Slippery Sliders

by Claire Bickley


TV Sun Magazine #29
March 10, 1996

“I’ve always been known as the fat kid from Stand By Me,” admits O’Connell, 22, who has since grown sleek and strapping.

On Sliders, which has just returned to TV as a Friday night companion to The X-Files, his character is a physics genius who slips between parallel Earths with a group of friends.

No math whiz in school, O’Connell was an honors student nonetheless and although he’s spent more than half his life in show-business, education always came first.

Training in acting and dance in grade school in New York, he was acting out even earlier, dressing up in grade four as General Douglass MacArthur as a joke on his Japanese-American principal.

Early jobs included a chocolate chip commercial — he can still belt out “Crispy chewy yummy Duncan Hines tastes crispy chewy, tastes great — like my Mom’s does” — to prove it, and a part in Water Music, an off-Broadway biography of all-terrain actress Esther Williams.

Cast as Stand By Me‘s chubby, chicken-hearted Vern, the Greenwich Village resident hit pay dirt. Professionally and, more importantly since he was 11, playfully.

“The biggest trees I’d seen were in Central Park and now I’m in Eugene, Oregon. It was the best summer of my life,” O’Connell remembers.

For O’Connell, acting remained an extracurricular activity instead of a full time job.

“You hear horror stories about child stars,” he says.

“But it’s been nothing but great times and memories for me. I’ve had nothing but great experiences. I think that has a lot do with my family. I thank them very much for keeping me grounded.”

Another major influence was actor Derek McGrath, his co-star from 1988 to 1991 on the Canadian adventure series My Secret Identity. From age 15 to 18, O’Connell-who grew a foot during the show’s run-played a teen turned superhero after being exposed to a radiation experiment.

“Working with Derek on My Secret Identity in Toronto were three of the best years of my life. We had so much fun on that show,” he remembers.
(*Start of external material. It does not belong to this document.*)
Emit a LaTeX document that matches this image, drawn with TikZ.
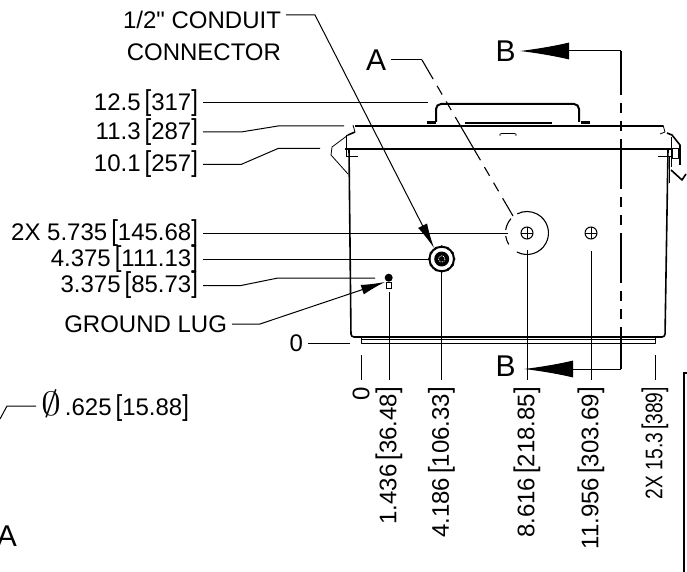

McGrath and O’Connell’s father Michael, a realtor who took time off to live in Toronto as his chaperone, remain good friends.

Because he’s done so much work in Canada — Sliders shoots in Vancouver — O’Connell is often mistaken for a Canadian and has toyed with seeking landed immigrant status here.

“I love it so much,” he says of his sometime-adopted country.

“You can’t see the air. I find myself going outside a lot more.”

Still living up to his parent’s expectations, O’Connell graduated last Spring from New York University’s four-year film program.

“I figured I’d do acting on the side while I was going through college and I found a happy balance between the two and was able to work and go to school,” he says.

The only time he took off school was for a part on the short-lived ABC sit-com Camp Wilder. Everything else, including the telefilms The Room Upstairs,, The Ranger; The Cook And The Hole In The Sky and the movieCalendar Girl, were restricted to summers and holidays.

For one NYU project, O’Connell made a 10-minute film about an unemployed actor who sits at home talking to himself and listening to the messages on his answering machine. But when Sliders went on hiatus after a spring run last season, he wasn’t waiting for the phone to ring. He was filming the Fox movie of the week Blue River and Joe’s Apartment, a David Geffen-produced feature for release this summer.

The Joe of the title is a New York newcomer whose only friends are the cockroaches that infest his tenement apartment. The role required O’Connell to eat a couple of the crawlers.

“They were clean,” he protests.

“They were Hollywood-breds. You know, it’s not like they were running around the subway gathering up bugs.”